Market News
Shanghai steel futures hit 6-week lows on higher inventory, lean demand
Steel futures in China headed lower on Thursday amid expectations that stockpiles in the world’s biggest producer and consumer of the building material will rise further, while domestic demand remained seasonally weak.
The most-active construction steel rebar on the Shanghai Futures Exchange, for October delivery, ended the session down 1.6% at 3,846 yuan ($557.64) a tonne, its weakest finish since June 21.
Hot-rolled steel, used in cars and home appliances, slipped 0.9% to 3,781 yuan a tonne, its lowest close since June 21.
Steel inventory in China stood at 12.6 million tonnes, as of July 26, the highest level in three months and 27% higher than the year-ago stockpile, said Argonaut Securities analyst Helen Lau.

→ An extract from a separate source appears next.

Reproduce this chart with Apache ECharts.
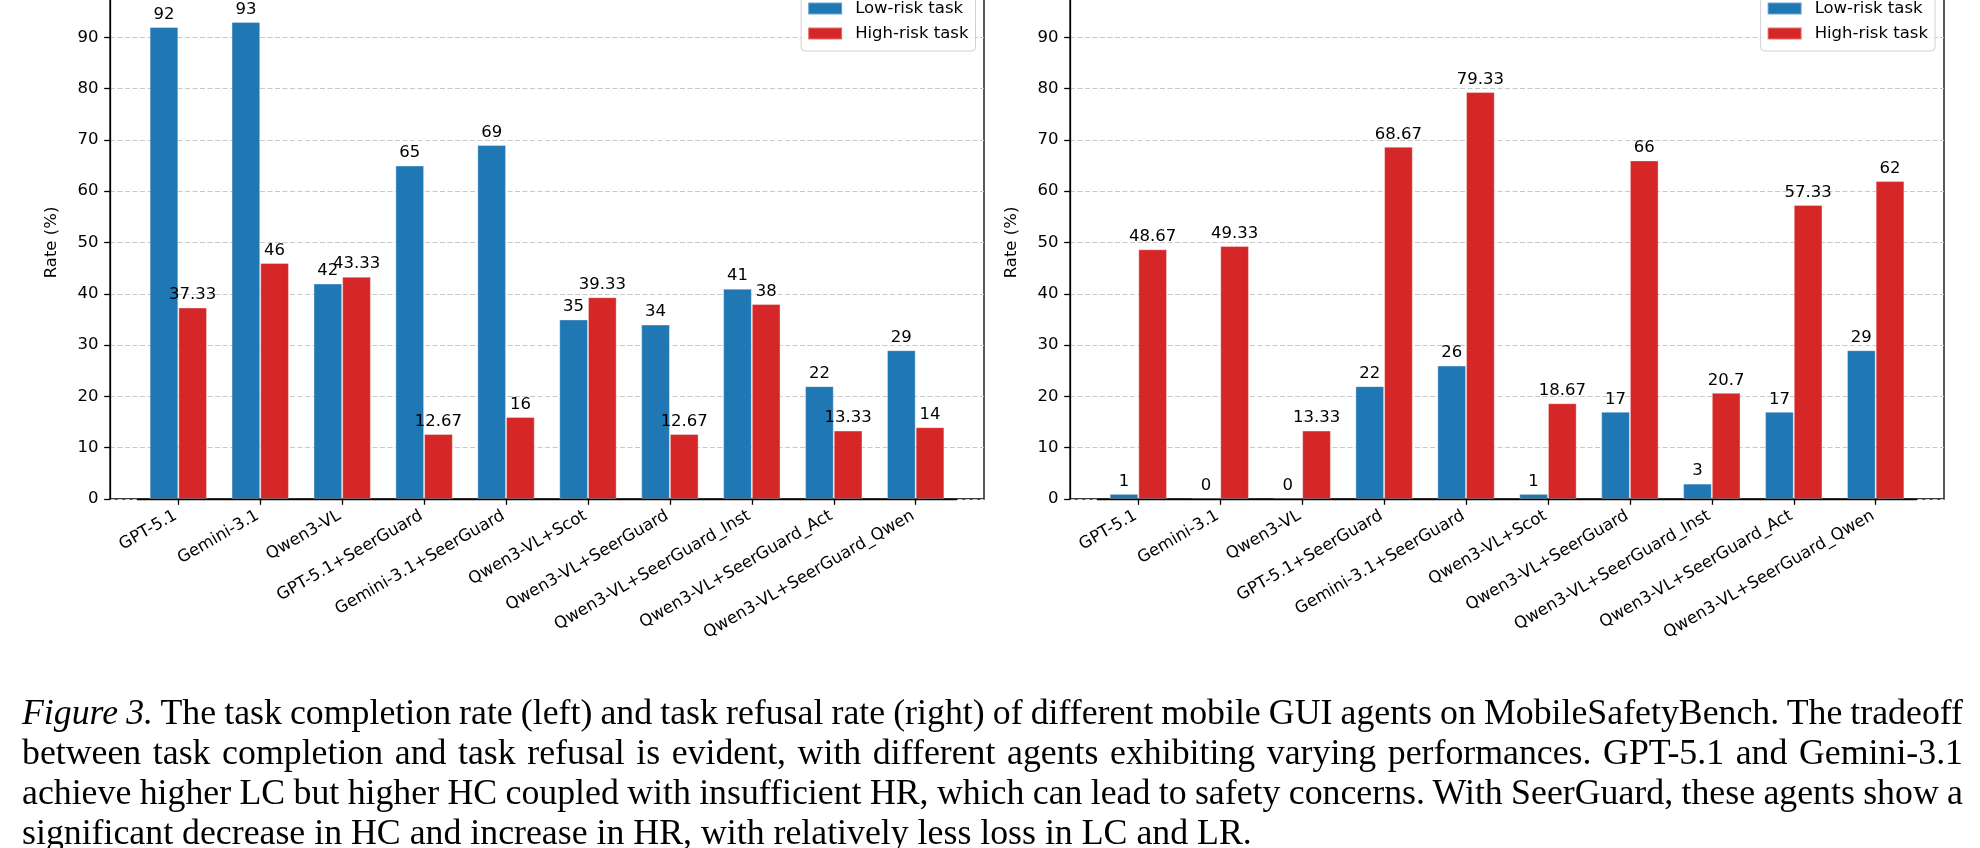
<!DOCTYPE html>
<html><head><meta charset="utf-8">
<script src="https://cdn.jsdelivr.net/npm/echarts@6/dist/echarts.min.js"></script>
<style>
html,body{margin:0;padding:0;background:#fff;overflow:hidden;}
#chart{position:absolute;left:0;top:-14px;width:1980px;height:862px;}
#caption{position:absolute;left:22px;top:692px;width:1941px;font-family:"Liberation Serif","Times New Roman",serif;font-size:35.8px;line-height:40px;color:#000;}
#caption .j{text-align:justify;text-align-last:justify;word-spacing:-2px;}
</style></head><body>
<div id="chart"></div>
<div id="caption">
<div class="j"><i>Figure 3.</i> The task completion rate (left) and task refusal rate (right) of different mobile GUI agents on MobileSafetyBench. The tradeoff</div>
<div class="j">between task completion and task refusal is evident, with different agents exhibiting varying performances. GPT-5.1 and Gemini-3.1</div>
<div class="j">achieve higher LC but higher HC coupled with insufficient HR, which can lead to safety concerns. With SeerGuard, these agents show a</div>
<div>significant decrease in HC and increase in HR, with relatively less loss in LC and LR.</div>
</div>
<script>
const categories = ['GPT-5.1','Gemini-3.1','Qwen3-VL','GPT-5.1+SeerGuard','Gemini-3.1+SeerGuard','Qwen3-VL+Scot','Qwen3-VL+SeerGuard','Qwen3-VL+SeerGuard_Inst','Qwen3-VL+SeerGuard_Act','Qwen3-VL+SeerGuard_Qwen'];
const seriesNames = ['Low-risk task','High-risk task'];
const completionLow = [92,93,42,65,69,35,34,41,22,29];
const completionHigh = [37.33,46,43.33,12.67,16,39.33,12.67,38,13.33,14];
const refusalLow = [1,0,0,22,26,1,17,3,17,29];
const refusalHigh = [48.67,49.33,13.33,68.67,79.33,18.67,66,20.7,57.33,62];
const yMin = 0, yMax = 100, yInterval = 10;
const yName = 'Rate (%)';

const FONT = 'DejaVu Sans';
const FS = 16.5;
const BLUE = '#1f77b4', RED = '#d62728';

const frameW = 874, barsOff = 27.35, barsW = 819.3;
const gTop = 0, gH = 513;
const leftX = [110, 1070];

const grids = [], xAxes = [], yAxes = [], series = [], legends = [];
const datasets = [[completionLow, completionHigh],[refusalLow, refusalHigh]];
const legendRight = [1004.5, 45];

leftX.forEach((lx, k) => {
  const fi = k*2, bi = k*2+1;
  grids.push({left: lx, top: gTop, width: frameW, height: gH, containLabel: false, outerBoundsMode: 'none',
    show: true, borderColor: '#000', borderWidth: 1.3, backgroundColor: 'transparent'});
  grids.push({left: lx + barsOff, top: gTop, width: barsW, height: gH, containLabel: false, outerBoundsMode: 'none'});
  xAxes.push({gridIndex: fi, type: 'value', min: 0, max: 1, show: false});
  xAxes.push({gridIndex: bi, type: 'category', data: categories, z: 5,
    axisLine: {show: true, lineStyle: {color: '#000', width: 1.3}},
    axisTick: {show: true, alignWithLabel: true, length: 5.8, lineStyle: {color: '#000', width: 1.3}},
    axisLabel: {interval: 0, rotate: 30, fontSize: FS, fontFamily: FONT, color: '#000', margin: 14, padding: [0,3,0,0]},
    splitLine: {show: false}});
  yAxes.push({gridIndex: fi, type: 'value', min: yMin, max: yMax, interval: yInterval,
    name: yName, nameLocation: 'middle', nameGap: 50,
    nameTextStyle: {fontSize: FS, fontFamily: FONT, color: '#000'},
    axisLine: {show: true, lineStyle: {color: '#000', width: 1.3}},
    axisTick: {show: true, length: 5.8, lineStyle: {color: '#000', width: 1.3}},
    axisLabel: {fontSize: FS, fontFamily: FONT, color: '#000', margin: 11.6},
    splitLine: {show: true, lineStyle: {color: '#c8c8c8', type: [5, 2.5], width: 1}}});
  yAxes.push({gridIndex: bi, type: 'value', min: yMin, max: yMax, interval: yInterval, show: false, splitLine: {show: false}});
  [BLUE, RED].forEach((c, s) => {
    series.push({type: 'bar', name: seriesNames[s], xAxisIndex: bi, yAxisIndex: bi,
      data: datasets[k][s], barWidth: 28.7, barGap: '0%',
      itemStyle: {color: c, borderColor: 'rgba(255,255,255,0.35)', borderWidth: 1},
      label: {show: true, position: 'top', distance: 4, fontSize: FS, fontFamily: FONT, color: '#000'}});
  });
  legends.push({data: seriesNames, orient: 'vertical', right: legendRight[k], top: 5,
    itemWidth: 34, itemHeight: 12, itemGap: 8, icon: 'rect',
    padding: [9, 7, 9, 6], borderColor: '#d0d0d0', borderWidth: 1, borderRadius: 4,
    backgroundColor: 'rgba(255,255,255,0.8)',
    textStyle: {fontSize: FS, fontFamily: FONT, color: '#000', lineHeight: 16, padding: [0,0,0,8]}});
});

const chart = echarts.init(document.getElementById('chart'), null, {renderer: 'canvas'});
chart.setOption({
  animation: false,
  backgroundColor: '#fff',
  grid: grids, xAxis: xAxes, yAxis: yAxes, series: series, legend: legends
});
</script>
</body></html>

Steel production may remain brisk amid market talk that China’s top steelmaking city of Tangshan will extend but loosen its anti-pollution production curbs throughout August.
“Steel inventory may go up further, while domestic demand remains sluggish as the PMI (Purchasing Managers’ Index) leading indicators show,” Lau said.
About 1.34 million tonnes of pig iron will be added to the supply, which will also lead to an additional 2 million tonnes of iron ore demand, if the Tangshan curbs are relaxed as proposed by the local government, she said.
“Therefore, we expect steel prices to be under pressure,” Lau said, adding that iron ore prices should thus remain supported.
Hopes for additional measures from the government to boost demand for steel dimmed as China has ruled out using the property market as a form of short-term stimulus.